Por idéntico principio, la Escuela de Salamanca rechazó la libre transmisión inter vivos de la condición de socio. Esta sólo era posible si todos los demás socios estaban de acuerdo.

Brunori (p. 109) señala que la doctrina de la época fue unánime al respecto: «La règle de l’ intuitus personae, et donc la necessité du consentement de tous les associes dans le cas d’entrée d’un nouvel associé dans la relation contractuelle, s’applique aussi, en cohérence avec le système, à la transmission inter vivos de la qualité d’associé. Ce dernier principe est le legs direct de la tradition du ius commune véhiculée par BALDE. Effectivement, la doctrine de l’époque est unanime à demander le consentement de tous les associés dans le cas d’un acte de disposition portant sur la qualité d’associé, à titre onéreux comme à titre gratuit; le caractère onéreux ou non du transfert de cette qualité n’a pas d’effet dans une relation dominée par l’élément personnaliste».

Conclusión

De la lectura de esta notable obra de Luisa Brunori (a la luz de las enseñanzas de Michel Villey) se colige que la filosofía de la Escuela de Salamanca se movió en todo momento dentro de las coordenadas del pensamiento jurídico-político tradicional.

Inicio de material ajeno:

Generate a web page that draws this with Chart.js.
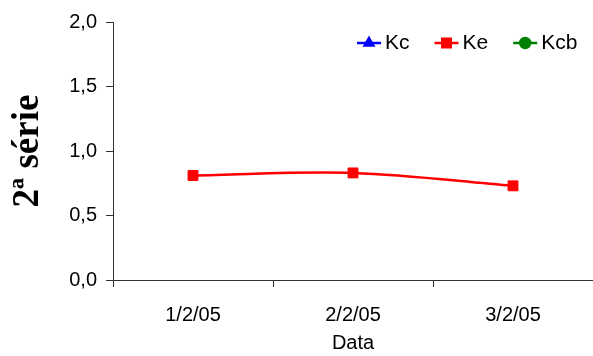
<!DOCTYPE html>
<html>
<head>
<meta charset="utf-8">
<script src="https://cdn.jsdelivr.net/npm/chart.js@4/dist/chart.umd.min.js"></script>
<style>
  html, body { margin: 0; padding: 0; background: #fff; }
  #wrap { width: 593px; height: 356px; }
</style>
</head>
<body>
<div id="wrap"><canvas id="chart"></canvas></div>
<script>
// ─── DADOS ──────────────────────────────────────────────────────
const labels = ["1/2/05", "2/2/05", "3/2/05"];
const kc  = [null, null, null];
const ke  = [0.81, 0.83, 0.73];
const kcb = [null, null, null];
const yTicks = [0, 0.5, 1.0, 1.5, 2.0];

const FONT = "'Liberation Sans', Arial, sans-serif";
const AXIS = "#333";

// legenda dentro da área do gráfico (estilo Excel: linha + marcador)
const insideLegend = {
  id: "insideLegend",
  afterDraw(chart) {
    const ctx = chart.ctx;
    let x = 357;
    const y = 43;
    ctx.save();
    ctx.font = "21px " + FONT;
    ctx.textBaseline = "middle";
    chart.data.datasets.forEach(ds => {
      ctx.strokeStyle = ds.borderColor;
      ctx.fillStyle = ds.backgroundColor;
      ctx.lineWidth = 2.5;
      ctx.beginPath();
      ctx.moveTo(x, y);
      ctx.lineTo(x + 24, y);
      ctx.stroke();
      Chart.helpers.drawPoint(ctx, {
        pointStyle: ds.pointStyle, radius: ds.pointStyle === "rect" ? 6 : 5,
        rotation: 0, borderWidth: 1,
      }, x + 12, y);
      ctx.fillStyle = "#000";
      ctx.fillText(ds.label, x + 28, y);
      x += 28 + ctx.measureText(ds.label).width + 25;
    });
    ctx.restore();
  },
};

function serie(label, data, color, style) {
  return {
    label, data,
    borderColor: color,
    backgroundColor: color,
    pointStyle: style,
    pointRadius: style === "rect" ? 7 : 5,
    pointBorderWidth: 1,
    borderWidth: 2.5,
    tension: 0.35,
    spanGaps: false,
  };
}

new Chart(document.getElementById("chart"), {
  type: "line",
  data: {
    labels,
    datasets: [
      serie("Kc", kc, "#0000FF", "triangle"),
      serie("Ke", ke, "#FF0000", "rect"),
      serie("Kcb", kcb, "#008000", "circle"),
    ],
  },
  options: {
    responsive: true,
    maintainAspectRatio: false,
    animation: false,
    layout: { autoPadding: false, padding: { top: 22, right: 0, left: 0, bottom: 0 } },
    plugins: { legend: { display: false }, tooltip: { enabled: false } },
    scales: {
      x: {
        offset: true,
        grid: { offset: true, drawOnChartArea: false, tickLength: 7, color: AXIS },
        border: { color: AXIS, width: 1 },
        ticks: { color: "#000", font: { family: FONT, size: 20 }, padding: 16, maxRotation: 0 },
        title: { display: true, text: "Data", color: "#000", font: { family: FONT, size: 20 }, padding: { top: 0, bottom: 1 } },
        afterFit: s => { s.height = 76; },
      },
      y: {
        min: 0, max: 2,
        afterBuildTicks: s => { s.ticks = yTicks.map(v => ({ value: v })); },
        grid: { drawOnChartArea: false, tickLength: 7, color: AXIS },
        border: { color: AXIS, width: 1 },
        ticks: {
          color: "#000", font: { family: FONT, size: 20 }, padding: 9,
          callback: v => v.toFixed(1).replace(".", ","),
        },
        title: { display: true, text: "2ª série", color: "#000", font: { family: "'Liberation Serif', 'Times New Roman', serif", size: 37, weight: "bold" }, padding: { top: 6, bottom: 0 } },
        afterFit: s => { s.width = 113; },
      },
    },
  },
  plugins: [insideLegend],
});
</script>
</body>
</html>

La concepción del ius que manejaron estos autores, idéntica a la de los juristas romanos y los canonistas medievales en los siglos anteriores, fue de matriz iusnaturalista clásica, y por lo tanto ajena al concepto de ius naturale que empezó a utilizarse en Europa a partir del siglo XVII. Esto configuró todo su pensamiento, y, más concretamente, todo su corpus doctrinal en torno a la societas, como contrato creador de una comunidad de bienes, con un régimen interno condicionado por el ligamen creado por la affectio societatis.

Por todo lo expuesto, no considero posible categorizar a esta escuela de pensamiento como ‘liberal’, en tanto en cuanto el liberalismo tiene su fundamento primero en la doctrina contractualista, de la que surge el derecho subjetivo. Este último es imposible de conciliar con la idea de ius que se encuentra presente en toda la filosofía escolástica.


* Luisa Brunori, Societas quid sit – La société commerciale dans l’élaboration de la Seconde Scolastique, (Mare & Martin, Collection des Presses Universitaires de Sceaux, 2015, 247 páginas; esta entrada pretende ser una reflexión sobre algunas cuestiones tratadas en esta obra al hilo de otra, más antigua -y también en francés-: “La formation de la pensée juridique moderne (Cours d’histoire de la philosophie du droit)”, de Michel Villey, aparecida por primera vez en Éditions Montchrétien en 1966 y reeditada recientemente por Quadrige Manuels. Debo expresar mi gratitud al catedrático de Historia del Derecho Carlos Petit, quien me recomendó esta interesante monografía, y también al personal de la biblioteca de la Universidad de Huelva, que la rescató de su fondo documental.